Finansal kiralamak yöntemlerinde kiracı açısından olduğu gibi, kiralayan yönünden de bazı dezavantajların olduğu bilinmektedir. Kiralayan yönünden gözlenen başlıca dezavantajlar aşağıdaki gibi sıralanabilir:

49

 Finansal kiralama şirketleri faaliyet alanları geri yüksek miktarda malı kaynağa ihtiyaç duymaktadırlar. Bunun yanında bu şirketlerin bu malı kaynakları sağlayabilecek olanakları ise sınırlıdır. Bu yüzden bu durum şirketler açısından birtakım önemli sorunlara neden olabilmektedir.

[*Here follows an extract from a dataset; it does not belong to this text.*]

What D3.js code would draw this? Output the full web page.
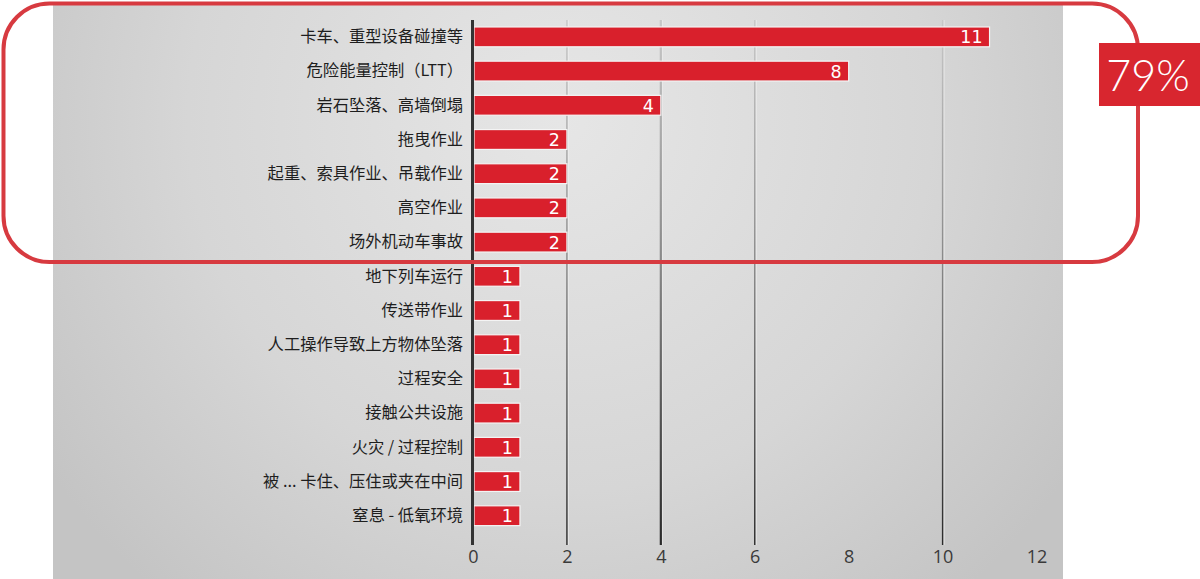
<!DOCTYPE html>
<html>
<head>
<meta charset="utf-8">
<script src="https://cdn.jsdelivr.net/npm/d3@7"></script>
<style>
  html, body { margin: 0; padding: 0; background: #ffffff; }
  svg { display: block; }
</style>
</head>
<body>
<svg id="chart" width="1200" height="579"></svg>
<script>
const categories = [
  "卡车、重型设备碰撞等",
  "危险能量控制（LTT）",
  "岩石坠落、高墙倒塌",
  "拖曳作业",
  "起重、索具作业、吊载作业",
  "高空作业",
  "场外机动车事故",
  "地下列车运行",
  "传送带作业",
  "人工操作导致上方物体坠落",
  "过程安全",
  "接触公共设施",
  "火灾 / 过程控制",
  "被 ... 卡住、压住或夹在中间",
  "窒息 - 低氧环境"
];
const values = [11, 8, 4, 2, 2, 2, 2, 1, 1, 1, 1, 1, 1, 1, 1];
const tickValues = [0, 2, 4, 6, 8, 10, 12];
const gridValues = [2, 4, 6, 10];
const highlightText = "79%";

const svg = d3.select("#chart");
const defs = svg.append("defs");

const bg = defs.append("radialGradient").attr("id", "bgGrad")
  .attr("gradientUnits", "userSpaceOnUse")
  .attr("cx", 560).attr("cy", 120).attr("r", 620);
bg.append("stop").attr("offset", "0").attr("stop-color", "#e6e6e6");
bg.append("stop").attr("offset", "0.6").attr("stop-color", "#d6d6d6");
bg.append("stop").attr("offset", "1").attr("stop-color", "#c4c4c4");

const gl = defs.append("linearGradient").attr("id", "gridGrad")
  .attr("gradientUnits", "userSpaceOnUse")
  .attr("x1", 0).attr("y1", 20).attr("x2", 0).attr("y2", 545);
gl.append("stop").attr("offset", "0").attr("stop-color", "#c8c8c8");
gl.append("stop").attr("offset", "0.45").attr("stop-color", "#8a8a8a");
gl.append("stop").attr("offset", "1").attr("stop-color", "#2a2a2a");

svg.append("rect")
  .attr("x", 53).attr("y", 5).attr("width", 1010).attr("height", 574)
  .attr("fill", "url(#bgGrad)");

const x = d3.scaleLinear().domain([0, 12]).range([473, 1036.5]);
const y = d3.scaleBand().domain(categories).range([12.6, 540]).padding(0.42);

const grid = svg.append("g");
grid.selectAll("line.hl").data(gridValues).join("line")
  .attr("x1", d => x(d) + 1.5).attr("x2", d => x(d) + 1.5)
  .attr("y1", 20).attr("y2", 545)
  .attr("stroke", "#efefef").attr("stroke-width", 1).attr("opacity", 0.7);
grid.selectAll("line.g").data(gridValues).join("line")
  .attr("x1", d => x(d)).attr("x2", d => x(d))
  .attr("y1", 20).attr("y2", 545)
  .attr("stroke", "url(#gridGrad)")
  .attr("stroke-width", d => d === 4 ? 2.2 : 1.4);

const xAxis = d3.axisBottom(x).tickValues(tickValues).tickSize(0).tickPadding(0);
const ax = svg.append("g").attr("transform", "translate(0,545)").call(xAxis);
ax.select(".domain").remove();
ax.selectAll("text")
  .attr("dy", "0.35em").attr("y", 12)
  .attr("fill", "#3a3a3a")
  .style("font-family", "'Open Sans', 'DejaVu Sans', sans-serif")
  .style("font-size", "18px");

const yAxis = d3.axisLeft(y).tickSize(0).tickPadding(0);
const ay = svg.append("g").attr("transform", "translate(463,0)").call(yAxis);
ay.select(".domain").remove();
ay.selectAll("text")
  .attr("fill", "#1e1e1e")
  .style("font-family", "'Noto Sans CJK SC', sans-serif")
  .style("font-size", "16.3px");

svg.append("g").selectAll("rect").data(values).join("rect")
  .attr("x", x(0) + 1)
  .attr("y", (d, i) => y(categories[i]))
  .attr("width", d => x(d) - x(0) - 1)
  .attr("height", y.bandwidth())
  .attr("fill", "#d9202c")
  .attr("stroke", "#f4f4f4")
  .attr("stroke-width", 1.2);

svg.append("g").selectAll("text").data(values).join("text")
  .attr("x", d => x(d) - 7)
  .attr("y", (d, i) => y(categories[i]) + y.bandwidth() / 2)
  .attr("dy", "0.37em")
  .attr("text-anchor", "end")
  .attr("fill", "#ffffff")
  .style("font-family", "'DejaVu Sans', sans-serif")
  .style("font-size", "17.5px")
  .text(d => d);

svg.append("line")
  .attr("x1", x(0) - 0.5).attr("x2", x(0) - 0.5)
  .attr("y1", 20).attr("y2", 545)
  .attr("stroke", "#333").attr("stroke-width", 3);

svg.append("rect")
  .attr("x", 3.5).attr("y", 3.5).attr("width", 1134.5).attr("height", 258.5)
  .attr("rx", 46).attr("ry", 46)
  .attr("fill", "none")
  .attr("stroke", "#d73a40").attr("stroke-width", 4);

svg.append("rect")
  .attr("x", 1099).attr("y", 43).attr("width", 101).attr("height", 63)
  .attr("fill", "#d8262f");
svg.append("text")
  .attr("x", 1148).attr("y", 76)
  .attr("dy", "0.35em")
  .attr("text-anchor", "middle")
  .attr("fill", "#ffffff")
  .style("font-family", "Lato, 'Open Sans', sans-serif")
  .style("font-weight", 300)
  .style("font-size", "43px")
  .text(highlightText);
</script>
</body>
</html>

 Finansal kiralama yönteminde kiralamaya konu varlığın mülkiyeti kiralayan işletmede bulunmasına rağmen kiralayan işletme bu varlığı kendi üretim faaliyetlerinde kullanmaktan mahrum kalacak bu varlığı bir başkasına kiralayacaktır. Bu yüzden kiralayan işletmenin bu malı duran varlıkların da gösteremeyecektir. Vergi kanunları uyarınca da amortisman ve yeniden değerleme duran varlık sahibi tarafından yapılabilecektir. İşte bu yüzden kiralayan şirket bu vergi avantajından faydalanamayacaktır.

 Kiracı açısından oluşabilecek kur riskleri kiralayan işletme açısından da vardır.

Özellikle yüksek enflasyona maruz kalan ülkelerde finansal kiralama şirketleri söz konusu yatırım malını satın alırken ödemiş olduğu para birimi ile bu kiralama işlemi sonunda elde ettiği gelirin para birimi arasındaki kur farkına katlanmak durumunda kalmaktadır.

 Finansal kiralama kanununda sözleşmelerin en az dört yıllık süre içerisinde feshedilemeyeceği 6361 sayılı Finansal Kiralama, Faktöring ve Finansman Kanunu 7.

maddesinde belirtilmektedir. Bu durumun kiracı açısından bir dezavantaj oluşturduğuna yukarıdaki bölümlerde değinilmiştir. Eğer finansal kiralama sözleşmesi kiralamaya konu varlığı kiralayan şirketten kaynaklanan bir nedenden dolayı kiracı tarafından feshedilirse bu durumda kiracı uğramış olduğu zararın tazminini kiralayan şirketten talep etme hakkına sahip olmaktadır.

 Daha çok uluslararası finansal kiralama sözleşmelerinde tarafların hukuki düzenlemelerinin birbirinden farklı olması nedeniyle hak ve borçlarında da bir takım farklılıklar görülecektir. İşte bu durum taraflar arasında bir takımlar sorunların ortaya çıkmasına neden olabilecektir.

 Finansal kiralama yöntemi daha çok orta ve küçük ölçekli işletmeler ya da nakit sıkıntısı çeken işletmeler tarafından tercih edilen bir yöntemdir. Bu durum da kiralama şirketlerinin alacakların tahsil edilememesi riskini beraberinde getirmektedir.